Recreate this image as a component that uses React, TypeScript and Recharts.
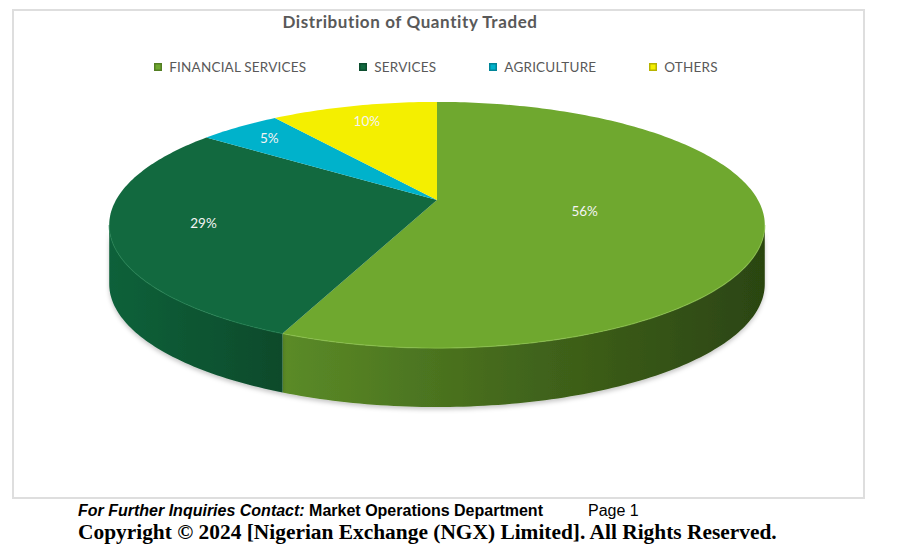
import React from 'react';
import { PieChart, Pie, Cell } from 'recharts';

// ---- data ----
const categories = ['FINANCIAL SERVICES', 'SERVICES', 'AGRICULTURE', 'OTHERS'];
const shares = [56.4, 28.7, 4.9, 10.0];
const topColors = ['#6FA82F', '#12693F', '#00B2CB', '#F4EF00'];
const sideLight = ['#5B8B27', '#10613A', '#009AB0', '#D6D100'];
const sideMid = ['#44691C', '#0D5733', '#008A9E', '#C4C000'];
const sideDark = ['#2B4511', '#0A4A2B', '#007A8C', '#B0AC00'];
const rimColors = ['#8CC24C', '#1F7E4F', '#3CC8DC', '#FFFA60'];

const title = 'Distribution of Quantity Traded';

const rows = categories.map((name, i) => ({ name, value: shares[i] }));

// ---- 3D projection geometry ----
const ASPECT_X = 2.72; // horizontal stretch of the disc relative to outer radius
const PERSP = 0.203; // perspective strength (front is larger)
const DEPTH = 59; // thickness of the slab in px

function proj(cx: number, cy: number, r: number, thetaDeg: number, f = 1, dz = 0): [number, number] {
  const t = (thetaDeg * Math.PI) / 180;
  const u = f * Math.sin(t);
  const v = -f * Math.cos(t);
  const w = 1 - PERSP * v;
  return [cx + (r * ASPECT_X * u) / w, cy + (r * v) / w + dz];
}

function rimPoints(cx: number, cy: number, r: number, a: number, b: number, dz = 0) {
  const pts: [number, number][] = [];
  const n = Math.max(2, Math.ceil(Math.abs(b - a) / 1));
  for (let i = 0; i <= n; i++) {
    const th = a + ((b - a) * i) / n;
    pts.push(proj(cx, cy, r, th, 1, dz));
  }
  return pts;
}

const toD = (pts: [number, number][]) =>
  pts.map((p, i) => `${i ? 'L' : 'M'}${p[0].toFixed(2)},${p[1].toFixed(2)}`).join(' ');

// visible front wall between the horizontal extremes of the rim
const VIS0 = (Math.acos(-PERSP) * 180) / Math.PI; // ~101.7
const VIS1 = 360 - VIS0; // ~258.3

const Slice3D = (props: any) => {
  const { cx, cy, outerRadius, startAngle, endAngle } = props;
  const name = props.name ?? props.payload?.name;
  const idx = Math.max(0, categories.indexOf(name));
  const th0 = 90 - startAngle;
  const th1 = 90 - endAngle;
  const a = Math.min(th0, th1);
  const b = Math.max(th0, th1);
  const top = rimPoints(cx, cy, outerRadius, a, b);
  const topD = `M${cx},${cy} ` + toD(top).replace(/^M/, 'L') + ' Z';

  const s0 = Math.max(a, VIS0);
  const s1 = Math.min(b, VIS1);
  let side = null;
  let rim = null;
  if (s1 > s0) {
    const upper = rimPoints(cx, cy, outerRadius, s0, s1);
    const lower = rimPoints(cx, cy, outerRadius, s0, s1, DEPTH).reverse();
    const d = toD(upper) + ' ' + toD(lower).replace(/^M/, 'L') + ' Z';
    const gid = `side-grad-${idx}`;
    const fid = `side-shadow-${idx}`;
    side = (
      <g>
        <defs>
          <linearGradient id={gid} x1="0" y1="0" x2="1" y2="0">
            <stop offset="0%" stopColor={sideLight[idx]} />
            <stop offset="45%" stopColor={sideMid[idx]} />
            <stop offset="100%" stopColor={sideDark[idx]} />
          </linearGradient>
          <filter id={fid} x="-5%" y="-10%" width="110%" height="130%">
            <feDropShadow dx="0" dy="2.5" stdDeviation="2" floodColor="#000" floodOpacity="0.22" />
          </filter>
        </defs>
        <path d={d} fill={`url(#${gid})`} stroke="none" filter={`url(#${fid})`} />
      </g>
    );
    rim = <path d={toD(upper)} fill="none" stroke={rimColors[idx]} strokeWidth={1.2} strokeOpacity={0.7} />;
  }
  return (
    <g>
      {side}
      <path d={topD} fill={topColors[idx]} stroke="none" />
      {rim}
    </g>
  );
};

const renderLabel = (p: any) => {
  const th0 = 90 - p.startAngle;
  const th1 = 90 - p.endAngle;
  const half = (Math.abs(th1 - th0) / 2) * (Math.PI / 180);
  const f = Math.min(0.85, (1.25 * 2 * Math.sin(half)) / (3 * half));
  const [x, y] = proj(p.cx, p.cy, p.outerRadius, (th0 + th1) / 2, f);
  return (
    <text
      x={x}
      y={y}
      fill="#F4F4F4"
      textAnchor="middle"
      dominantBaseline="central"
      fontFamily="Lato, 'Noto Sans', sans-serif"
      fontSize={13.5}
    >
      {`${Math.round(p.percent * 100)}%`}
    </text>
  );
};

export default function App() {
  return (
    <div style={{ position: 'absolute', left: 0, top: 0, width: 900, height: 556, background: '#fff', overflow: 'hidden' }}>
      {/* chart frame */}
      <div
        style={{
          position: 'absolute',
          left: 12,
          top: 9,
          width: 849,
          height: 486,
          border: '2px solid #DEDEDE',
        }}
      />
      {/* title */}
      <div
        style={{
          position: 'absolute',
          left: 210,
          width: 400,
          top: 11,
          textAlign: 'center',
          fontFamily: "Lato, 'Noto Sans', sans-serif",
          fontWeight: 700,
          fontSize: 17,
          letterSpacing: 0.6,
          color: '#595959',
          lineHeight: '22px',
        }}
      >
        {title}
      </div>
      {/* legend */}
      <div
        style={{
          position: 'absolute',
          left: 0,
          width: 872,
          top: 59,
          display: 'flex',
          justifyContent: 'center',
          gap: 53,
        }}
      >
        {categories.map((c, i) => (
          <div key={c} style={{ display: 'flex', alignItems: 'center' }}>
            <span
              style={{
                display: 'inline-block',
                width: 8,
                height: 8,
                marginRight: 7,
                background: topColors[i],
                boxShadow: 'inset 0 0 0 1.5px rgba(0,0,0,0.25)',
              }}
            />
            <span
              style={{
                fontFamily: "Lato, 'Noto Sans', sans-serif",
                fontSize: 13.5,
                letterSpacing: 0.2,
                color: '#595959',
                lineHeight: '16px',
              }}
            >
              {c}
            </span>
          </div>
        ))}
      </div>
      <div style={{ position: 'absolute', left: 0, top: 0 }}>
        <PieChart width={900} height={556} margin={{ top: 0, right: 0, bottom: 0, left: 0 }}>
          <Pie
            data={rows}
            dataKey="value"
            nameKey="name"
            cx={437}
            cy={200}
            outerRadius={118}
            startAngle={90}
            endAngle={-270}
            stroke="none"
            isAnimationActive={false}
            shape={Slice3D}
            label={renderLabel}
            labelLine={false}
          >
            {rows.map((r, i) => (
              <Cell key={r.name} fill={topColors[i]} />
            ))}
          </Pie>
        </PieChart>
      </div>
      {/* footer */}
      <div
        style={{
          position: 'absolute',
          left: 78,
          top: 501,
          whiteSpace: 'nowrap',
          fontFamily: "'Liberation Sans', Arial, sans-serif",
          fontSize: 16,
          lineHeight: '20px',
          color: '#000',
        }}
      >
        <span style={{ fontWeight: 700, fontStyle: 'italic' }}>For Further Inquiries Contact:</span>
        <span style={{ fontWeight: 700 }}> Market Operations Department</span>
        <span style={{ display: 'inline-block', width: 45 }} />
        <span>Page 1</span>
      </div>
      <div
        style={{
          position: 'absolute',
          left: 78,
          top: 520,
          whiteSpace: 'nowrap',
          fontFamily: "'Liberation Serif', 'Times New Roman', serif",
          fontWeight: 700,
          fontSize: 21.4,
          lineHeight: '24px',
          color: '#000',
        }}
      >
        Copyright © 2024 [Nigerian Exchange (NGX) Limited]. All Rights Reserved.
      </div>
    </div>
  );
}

▶ _TASK TO COMPLETE_
Copy the data exactly. Any picture it contains is to be omitted.

▶ _ANSWER TO THIS PROBLEM_
Recreate this image as a component that uses React, TypeScript and Recharts.
import React from 'react';
import { PieChart, Pie, Cell } from 'recharts';

// ---- data ----
const categories = ['FINANCIAL SERVICES', 'SERVICES', 'AGRICULTURE', 'OTHERS'];
const shares = [56.4, 28.7, 4.9, 10.0];
const topColors = ['#6FA82F', '#12693F', '#00B2CB', '#F4EF00'];
const sideLight = ['#5B8B27', '#10613A', '#009AB0', '#D6D100'];
const sideMid = ['#44691C', '#0D5733', '#008A9E', '#C4C000'];
const sideDark = ['#2B4511', '#0A4A2B', '#007A8C', '#B0AC00'];
const rimColors = ['#8CC24C', '#1F7E4F', '#3CC8DC', '#FFFA60'];

const title = 'Distribution of Quantity Traded';

const rows = categories.map((name, i) => ({ name, value: shares[i] }));

// ---- 3D projection geometry ----
const ASPECT_X = 2.72; // horizontal stretch of the disc relative to outer radius
const PERSP = 0.203; // perspective strength (front is larger)
const DEPTH = 59; // thickness of the slab in px

function proj(cx: number, cy: number, r: number, thetaDeg: number, f = 1, dz = 0): [number, number] {
  const t = (thetaDeg * Math.PI) / 180;
  const u = f * Math.sin(t);
  const v = -f * Math.cos(t);
  const w = 1 - PERSP * v;
  return [cx + (r * ASPECT_X * u) / w, cy + (r * v) / w + dz];
}

function rimPoints(cx: number, cy: number, r: number, a: number, b: number, dz = 0) {
  const pts: [number, number][] = [];
  const n = Math.max(2, Math.ceil(Math.abs(b - a) / 1));
  for (let i = 0; i <= n; i++) {
    const th = a + ((b - a) * i) / n;
    pts.push(proj(cx, cy, r, th, 1, dz));
  }
  return pts;
}

const toD = (pts: [number, number][]) =>
  pts.map((p, i) => `${i ? 'L' : 'M'}${p[0].toFixed(2)},${p[1].toFixed(2)}`).join(' ');

// visible front wall between the horizontal extremes of the rim
const VIS0 = (Math.acos(-PERSP) * 180) / Math.PI; // ~101.7
const VIS1 = 360 - VIS0; // ~258.3

const Slice3D = (props: any) => {
  const { cx, cy, outerRadius, startAngle, endAngle } = props;
  const name = props.name ?? props.payload?.name;
  const idx = Math.max(0, categories.indexOf(name));
  const th0 = 90 - startAngle;
  const th1 = 90 - endAngle;
  const a = Math.min(th0, th1);
  const b = Math.max(th0, th1);
  const top = rimPoints(cx, cy, outerRadius, a, b);
  const topD = `M${cx},${cy} ` + toD(top).replace(/^M/, 'L') + ' Z';

  const s0 = Math.max(a, VIS0);
  const s1 = Math.min(b, VIS1);
  let side = null;
  let rim = null;
  if (s1 > s0) {
    const upper = rimPoints(cx, cy, outerRadius, s0, s1);
    const lower = rimPoints(cx, cy, outerRadius, s0, s1, DEPTH).reverse();
    const d = toD(upper) + ' ' + toD(lower).replace(/^M/, 'L') + ' Z';
    const gid = `side-grad-${idx}`;
    const fid = `side-shadow-${idx}`;
    side = (
      <g>
        <defs>
          <linearGradient id={gid} x1="0" y1="0" x2="1" y2="0">
            <stop offset="0%" stopColor={sideLight[idx]} />
            <stop offset="45%" stopColor={sideMid[idx]} />
            <stop offset="100%" stopColor={sideDark[idx]} />
          </linearGradient>
          <filter id={fid} x="-5%" y="-10%" width="110%" height="130%">
            <feDropShadow dx="0" dy="2.5" stdDeviation="2" floodColor="#000" floodOpacity="0.22" />
          </filter>
        </defs>
        <path d={d} fill={`url(#${gid})`} stroke="none" filter={`url(#${fid})`} />
      </g>
    );
    rim = <path d={toD(upper)} fill="none" stroke={rimColors[idx]} strokeWidth={1.2} strokeOpacity={0.7} />;
  }
  return (
    <g>
      {side}
      <path d={topD} fill={topColors[idx]} stroke="none" />
      {rim}
    </g>
  );
};

const renderLabel = (p: any) => {
  const th0 = 90 - p.startAngle;
  const th1 = 90 - p.endAngle;
  const half = (Math.abs(th1 - th0) / 2) * (Math.PI / 180);
  const f = Math.min(0.85, (1.25 * 2 * Math.sin(half)) / (3 * half));
  const [x, y] = proj(p.cx, p.cy, p.outerRadius, (th0 + th1) / 2, f);
  return (
    <text
      x={x}
      y={y}
      fill="#F4F4F4"
      textAnchor="middle"
      dominantBaseline="central"
      fontFamily="Lato, 'Noto Sans', sans-serif"
      fontSize={13.5}
    >
      {`${Math.round(p.percent * 100)}%`}
    </text>
  );
};

export default function App() {
  return (
    <div style={{ position: 'absolute', left: 0, top: 0, width: 900, height: 556, background: '#fff', overflow: 'hidden' }}>
      {/* chart frame */}
      <div
        style={{
          position: 'absolute',
          left: 12,
          top: 9,
          width: 849,
          height: 486,
          border: '2px solid #DEDEDE',
        }}
      />
      {/* title */}
      <div
        style={{
          position: 'absolute',
          left: 210,
          width: 400,
          top: 11,
          textAlign: 'center',
          fontFamily: "Lato, 'Noto Sans', sans-serif",
          fontWeight: 700,
          fontSize: 17,
          letterSpacing: 0.6,
          color: '#595959',
          lineHeight: '22px',
        }}
      >
        {title}
      </div>
      {/* legend */}
      <div
        style={{
          position: 'absolute',
          left: 0,
          width: 872,
          top: 59,
          display: 'flex',
          justifyContent: 'center',
          gap: 53,
        }}
      >
        {categories.map((c, i) => (
          <div key={c} style={{ display: 'flex', alignItems: 'center' }}>
            <span
              style={{
                display: 'inline-block',
                width: 8,
                height: 8,
                marginRight: 7,
                background: topColors[i],
                boxShadow: 'inset 0 0 0 1.5px rgba(0,0,0,0.25)',
              }}
            />
            <span
              style={{
                fontFamily: "Lato, 'Noto Sans', sans-serif",
                fontSize: 13.5,
                letterSpacing: 0.2,
                color: '#595959',
                lineHeight: '16px',
              }}
            >
              {c}
            </span>
          </div>
        ))}
      </div>
      <div style={{ position: 'absolute', left: 0, top: 0 }}>
        <PieChart width={900} height={556} margin={{ top: 0, right: 0, bottom: 0, left: 0 }}>
          <Pie
            data={rows}
            dataKey="value"
            nameKey="name"
            cx={437}
            cy={200}
            outerRadius={118}
            startAngle={90}
            endAngle={-270}
            stroke="none"
            isAnimationActive={false}
            shape={Slice3D}
            label={renderLabel}
            labelLine={false}
          >
            {rows.map((r, i) => (
              <Cell key={r.name} fill={topColors[i]} />
            ))}
          </Pie>
        </PieChart>
      </div>
      {/* footer */}
      <div
        style={{
          position: 'absolute',
          left: 78,
          top: 501,
          whiteSpace: 'nowrap',
          fontFamily: "'Liberation Sans', Arial, sans-serif",
          fontSize: 16,
          lineHeight: '20px',
          color: '#000',
        }}
      >
        <span style={{ fontWeight: 700, fontStyle: 'italic' }}>For Further Inquiries Contact:</span>
        <span style={{ fontWeight: 700 }}> Market Operations Department</span>
        <span style={{ display: 'inline-block', width: 45 }} />
        <span>Page 1</span>
      </div>
      <div
        style={{
          position: 'absolute',
          left: 78,
          top: 520,
          whiteSpace: 'nowrap',
          fontFamily: "'Liberation Serif', 'Times New Roman', serif",
          fontWeight: 700,
          fontSize: 21.4,
          lineHeight: '24px',
          color: '#000',
        }}
      >
        Copyright © 2024 [Nigerian Exchange (NGX) Limited]. All Rights Reserved.
      </div>
    </div>
  );
}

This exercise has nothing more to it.